I can say from personal experience that it does not always work out. How we react when the dream job does not materialize is just as important as the preparation that gets us to that point. In my case, I wanted to be the HR Director for the Defense Logistics Agency. It is a great agency and I had worked there for 5 years as a GS-14 and GS-15. When the HR Director position became available, I eagerly applied. I made the best qualified list, was interviewed twice, and waited for the decision. They selected someone else who was already an SES in another agency. Needless to say, I was crushed.
Like anyone else who does not get selected, I was faced with a choice. I could complain. I could grieve. I could pout, or I could do take action to make my own opportunities. I chose the latter. Within a few months, I was selected for another SES position as the Deputy HR Director for the Department of Commerce. It was the first time in my career I had worked outside the Department of Defense. I learned a lot about the world of civilian agencies, worked with a number of high-ranking political appointees, and learned how to make things happen in a highly political environment. For the first time, I got exposure to the Hill. The experience I gained in that position made me a far better candidate for the dream job as DLA HR Director, which I was offered 2 years later. I served in that role for 9 years, then went on to be offered a political appointment as Chief Human Capital Officer for the Department of Homeland Security.

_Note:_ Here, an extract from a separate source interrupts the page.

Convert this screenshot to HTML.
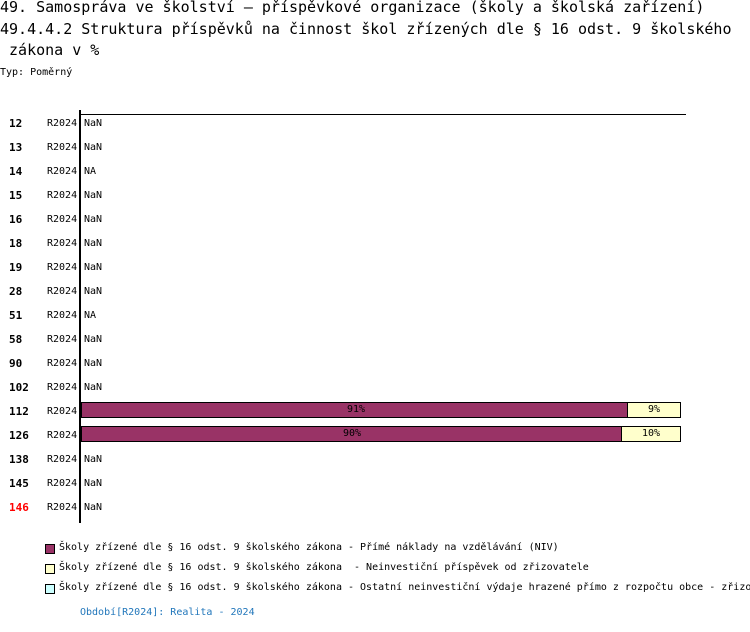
<!DOCTYPE html>
<html><head><meta charset="utf-8"><style>
body{margin:0;width:750px;height:632px;background:#fff;position:relative;overflow:hidden;font-family:"DejaVu Sans Mono","Liberation Mono",monospace;}
.t{position:absolute;white-space:nowrap;}
.h{font-size:15px;left:0;}
.s{font-size:10px;}
.n{font-weight:bold;font-size:11px;left:9px;}
.r{left:47px;font-size:10px;}
.v{left:84px;font-size:10px;}
.bar{position:absolute;border:1px solid #000;box-sizing:border-box;height:16px;font-size:10px;text-align:center;line-height:14px;}
.lb{position:absolute;left:45px;width:8px;height:8px;border:1px solid #000;}
</style></head><body>
<div class="t h" style="top:-2px">49. Samospráva ve školství – příspěvkové organizace (školy a školská zařízení)</div>
<div class="t h" style="top:20px">49.4.4.2 Struktura příspěvků na činnost škol zřízených dle § 16 odst. 9 školského</div>
<div class="t h" style="top:41px">&nbsp;zákona v %</div>
<div class="t s" style="top:67px;left:0">Typ: Poměrný</div>
<div style="position:absolute;left:80px;top:114px;width:606px;height:1px;background:#000"></div>
<div style="position:absolute;left:79px;top:110px;width:2px;height:413px;background:#000"></div>
<div id="rows"></div>
<div class="bar" style="left:81px;top:402px;width:547px;background:#993366;text-align:right;padding-right:262px">91%</div>
<div class="bar" style="left:627px;top:402px;width:54px;background:#ffffcc">9%</div>
<div class="bar" style="left:81px;top:426px;width:541px;background:#993366;text-align:right;padding-right:260px">90%</div>
<div class="bar" style="left:621px;top:426px;width:60px;background:#ffffcc">10%</div>
<div class="lb" style="top:544px;background:#993366"></div>
<div class="lb" style="top:564px;background:#ffffcc"></div>
<div class="lb" style="top:584px;background:#ccffff"></div>
<div class="t s" style="left:59px;top:542px">Školy zřízené dle § 16 odst. 9 školského zákona - Přímé náklady na vzdělávání (NIV)</div>
<div class="t s" style="left:59px;top:562px">Školy zřízené dle § 16 odst. 9 školského zákona&nbsp; - Neinvestiční příspěvek od zřizovatele</div>
<div class="t s" style="left:59px;top:582px">Školy zřízené dle § 16 odst. 9 školského zákona - Ostatní neinvestiční výdaje hrazené přímo z rozpočtu obce - zřizovatele</div>
<div class="t s" style="left:80px;top:607px;color:#2277bb">Období[R2024]: Realita - 2024</div>
<script>
var d=[["12","NaN"],["13","NaN"],["14","NA"],["15","NaN"],["16","NaN"],["18","NaN"],["19","NaN"],["28","NaN"],["51","NA"],["58","NaN"],["90","NaN"],["102","NaN"],["112",""],["126",""],["138","NaN"],["145","NaN"],["146","NaN"]];
var h="";d.forEach(function(r,i){var y=117+i*24;
h+='<div class="t n" style="top:'+y+'px;'+(r[0]=="146"?'color:#f00':'')+'">'+r[0]+'</div><div class="t r" style="top:'+(y+1)+'px">R2024</div>'+(r[1]?'<div class="t v" style="top:'+(y+1)+'px">'+r[1]+'</div>':'');});
document.getElementById("rows").innerHTML=h;
</script>
</body></html>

If I had gotten what I wanted originally, I most likely would not have been as effective at DLA and I would never have been selected for the DHS position. That is why I always offer the same advice when people are turned down for a job they really want. It is not the only job for you. Take advantage of the situation and keep moving. Much like water flowing into an obstacle, go around it and look for the next opportunity. It will almost certainly be there. There is nothing to be gained from holding a grudge, whining, or lashing out at the people around you. In my case, my experience brought me back to the job I had wanted, and then on to something even bigger. Every time I have had a major career disappointment, the result has been the same. I found something better. I learned and I grew. Anyone else can do the same.